With this project I want to invite everyone to come together and plant some apple trees in the city centre of Nijmegen. It is on one hand an act of participation in the shaping of our environment on the other a nice way to make our city more eatable. 


We meet on the Sunday 2nd of April In de Klinker in Nijmegen.


The apple trees are provided by @jadereforestry where they are crafted and grown in nature inclusive ways. As high stem trees they can reach an age of more than hundred years old when taken care of. 

PROJECT BY:

Dimitri van den Wittenboer



PRESENTED AT:

Reclaim the Seeds Nijmegen NL


SUPPORTED BY:

Mondriaan Fonds


PHOTOS BY:

Ciska




In the weekend before the festival we came together at de Klinker in Nijmegen to plant 20 apple trees in the city. The high stem trees were kindly provided by the alternative nature forestry (www.jadereforestry.com)


About 15 citizens of Nijmegen showed up in the morning. We started with a coffee and a conversation  about what would be the best place in the center to plant trees.


"This is activism we should make a statement that the city belongs to us and that we want more decision power about its shaping, we want it more green and eatable. We should plant the trees in most urbanised places! In the roundabout and close to that new statue in the center!"


" I disagree, if we plant the trees there, they will be removed my the government next day.

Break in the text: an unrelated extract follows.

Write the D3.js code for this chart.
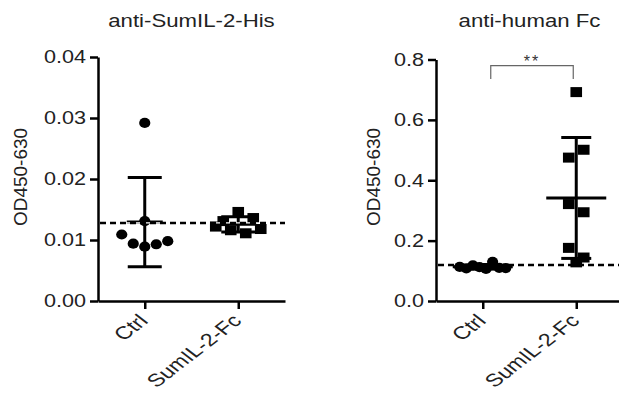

Yes we want to make a statement but we should not sacrifice the trees for it" Let's plant the in park and places where they blend in and can survive!"


" I think we should have met not in the center where the citizens are reach and can afford fresh fruits anyways, but in low income neighbourhoods. There, we with our action could transform the a whole space and make it more nice and help people with it! Maybe something to think about next time!"

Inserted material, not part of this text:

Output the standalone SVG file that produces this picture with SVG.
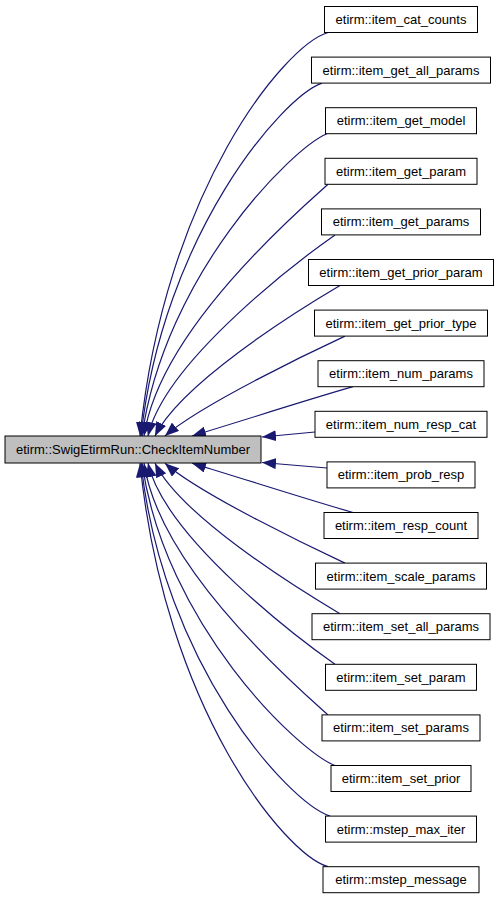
<svg xmlns="http://www.w3.org/2000/svg" width="499" height="899" viewBox="0 0 499 899">
<style>
.n rect{fill:#fff;stroke:#000;stroke-width:1}
.m rect{fill:#bfbfbf;stroke:#000;stroke-width:1}
text{font-family:"Liberation Sans",Arial,sans-serif;font-size:13px;fill:#000;text-anchor:middle}
.e path{fill:none;stroke:#191970;stroke-width:1.2;marker-end:url(#ah)}
</style>
<defs>
<marker id="ah" markerUnits="userSpaceOnUse" viewBox="0 0 14 11" markerWidth="14" markerHeight="11" refX="14" refY="5.5" orient="auto">
<path d="M0,0 L14,5.5 L0,11 z" fill="#191970"/>
</marker>
</defs>
<rect width="499" height="899" fill="#fff"/>
<g class="e" id="edges">
<path d="M328,32.5 C285,45 165,190 140,436"/>
<path d="M322,83.1 C282,97 163,235 141,436"/>
<path d="M327,133.7 C292,148 165,275 142,436"/>
<path d="M328,184.3 C297,212 160,330 144,436"/>
<path d="M335,234.9 C305,256 165,360 148,436"/>
<path d="M340,285.5 C290,315 180,385 155,436"/>
<path d="M345,336.1 C315,350 200,405 165,436"/>
<path d="M353,386.7 C300,402 245,420 192,436"/>
<path d="M315,432 L262,437"/>
<path d="M327,468 L262,462.5"/>
<path d="M353,512.5 C300,497.2 245,479.2 192,463.2"/>
<path d="M345,563.1 C315,549.2 200,494.2 165,463.2"/>
<path d="M340,613.7 C290,584.2 180,514.2 155,463.2"/>
<path d="M335,664.3 C305,643.2 165,539.2 148,463.2"/>
<path d="M328,714.9 C297,687.2 160,569.2 144,463.2"/>
<path d="M335,765.5 C298,751.2 165,624.2 142,463.2"/>
<path d="M330,816.1 C288,802.2 163,664.2 141,463.2"/>
<path d="M328,866.7 C285,854.2 165,709.2 140,463.2"/>
</g>
<g class="m" id="main"><rect x="5" y="436" width="256" height="27"/><text x="133" y="454">etirm::SwigEtirmRun::CheckItemNumber</text></g>
<g class="n" id="n0"><rect x="324.5" y="6.5" width="153" height="26"/><text x="401" y="24">etirm::item_cat_counts</text></g>
<g class="n" id="n1"><rect x="311.5" y="57.1" width="179" height="26"/><text x="401" y="74.6">etirm::item_get_all_params</text></g>
<g class="n" id="n2"><rect x="325.5" y="107.7" width="151" height="26"/><text x="401" y="125.2">etirm::item_get_model</text></g>
<g class="n" id="n3"><rect x="325" y="158.3" width="152" height="26"/><text x="401" y="175.8">etirm::item_get_param</text></g>
<g class="n" id="n4"><rect x="321.5" y="208.9" width="159" height="26"/><text x="401" y="226.4">etirm::item_get_params</text></g>
<g class="n" id="n5"><rect x="308.5" y="259.5" width="185" height="26"/><text x="401" y="277">etirm::item_get_prior_param</text></g>
<g class="n" id="n6"><rect x="314.5" y="310.1" width="173" height="26"/><text x="401" y="327.6">etirm::item_get_prior_type</text></g>
<g class="n" id="n7"><rect x="318" y="360.7" width="166" height="26"/><text x="401" y="378.2">etirm::item_num_params</text></g>
<g class="n" id="n8"><rect x="315" y="411.3" width="172" height="26"/><text x="401" y="428.8">etirm::item_num_resp_cat</text></g>
<g class="n" id="n9"><rect x="327" y="461.9" width="148" height="26"/><text x="401" y="479.4">etirm::item_prob_resp</text></g>
<g class="n" id="n10"><rect x="324" y="512.5" width="154" height="26"/><text x="401" y="530">etirm::item_resp_count</text></g>
<g class="n" id="n11"><rect x="315.5" y="563.1" width="171" height="26"/><text x="401" y="580.6">etirm::item_scale_params</text></g>
<g class="n" id="n12"><rect x="312" y="613.7" width="178" height="26"/><text x="401" y="631.2">etirm::item_set_all_params</text></g>
<g class="n" id="n13"><rect x="325.5" y="664.3" width="151" height="26"/><text x="401" y="681.8">etirm::item_set_param</text></g>
<g class="n" id="n14"><rect x="322" y="714.9" width="158" height="26"/><text x="401" y="732.4">etirm::item_set_params</text></g>
<g class="n" id="n15"><rect x="331" y="765.5" width="140" height="26"/><text x="401" y="783">etirm::item_set_prior</text></g>
<g class="n" id="n16"><rect x="325.5" y="816.1" width="151" height="26"/><text x="401" y="833.6">etirm::mstep_max_iter</text></g>
<g class="n" id="n17"><rect x="323" y="866.7" width="156" height="26"/><text x="401" y="884.2">etirm::mstep_message</text></g>
</svg>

I prepared little boards to put next to the trees where the participants could write why the tree is here from the prospective of the tree. 


- I am here because:


"I bring love and nourishment to the world"

"let's care about the planet and share"


On our journey through the city centre we encountered curious citizens. 


What are you doing? 


We are planting apple trees, would you like to help taking care of this one?


Many people who we met agreed to take responsibility for the young trees and some even joined us on our further journey. 


The most fascinating thing for me was how illegal it felt to dig into the gras carpet in the park to plant an apple tree. I tfelt like breaking the law by destroying someone's property. 


"What if the tree falls on someone?"

"What if the roots destroy a gas or a water pipe?"

"What if we disturb the vegetation?"


Someone:" You will get a huge fine for this if they catch you!"


Is this the feeling that the top down city development creates for us? A feeling of importance and impossibility to engage with our environment for not being knowledgeable enough - supported by the fear of legal consequences?


It was inspiring to work with activist who have experience in "disobeying the law", have an informed opinion about public matters and do not fear to disagree. 


"Of course we can plan apple trees, if they destroy whole forests to build roads"


Guerilla and Community Gardening has a long history and many ecological activist are involved in it. One inspiring example is the The Food Forest in the Sloterpark, Amsterdam. 

This made me think why I want to frame 1000 apple trees as art and if it's even necessary to think in this categories. 


When I was developing the idea my vision was to invite people to experience their engagement in the ecological space of the city, otherwise, to experience agency that is usually not give to us, or needs a long bureaucratic procedure to be realised. It can take a long time to get a permission to plant a tree in a park. And in most cases it won't work or be strictly regulated. 

We meet a person at the playground:


" We also have planted trees here, but the government does not allow them to be higher that 2 meters, they come to check.


In our project we just do it, maybe we fail, maybe the trees get removed maybe they don't get pollinated right and get no fruits, maybe it's to late in the year already and they will not integrate properly. While it is true that we might waste resources I also think that it is beautiful that we do it anyways. We don't have the perfect knowledge or plan, and learn while doing it playfully from eachother, from people we encounter and through the conversations afterwards. This playfulness maybe is what makes it art and makes it distinct from community gardening. 

To do it together was a beautiful moment of freedom and hope. I am hit by the aesthetical moment when I turn around and see us, all kinds of people, friends and strangers who just met an hour ago carrying 3 m trees through the city center-  it's beautiful, we are doing it here and now! Collective action as art; a subject - material of art; a space of art. with the same playfulness, fantasy, and vibrancy as art. it's beautiful. 

In the end isn't art always a revolution against established ways?  in sound with music; in language with poetry; in visual experience with painting; why not in collective city live with an action like this?


But why is it so important to call it art? One could say this is just small scale activism. There is basically no difference to similar actions in that field. I feel that it is important to call it art and to broaden our understanding of art and say that such activist actions that invite people (who at are not necessarily involved with activism) to constructively challenge their position in society through action - should be seen as art. art in the sense of culture, our culture that deserves visibility and attention because it challenges and broadens the understanding of who we are and how we act in this world. 


I would like to thank all the participants this inspiring time, for sharing space knowledge and resources.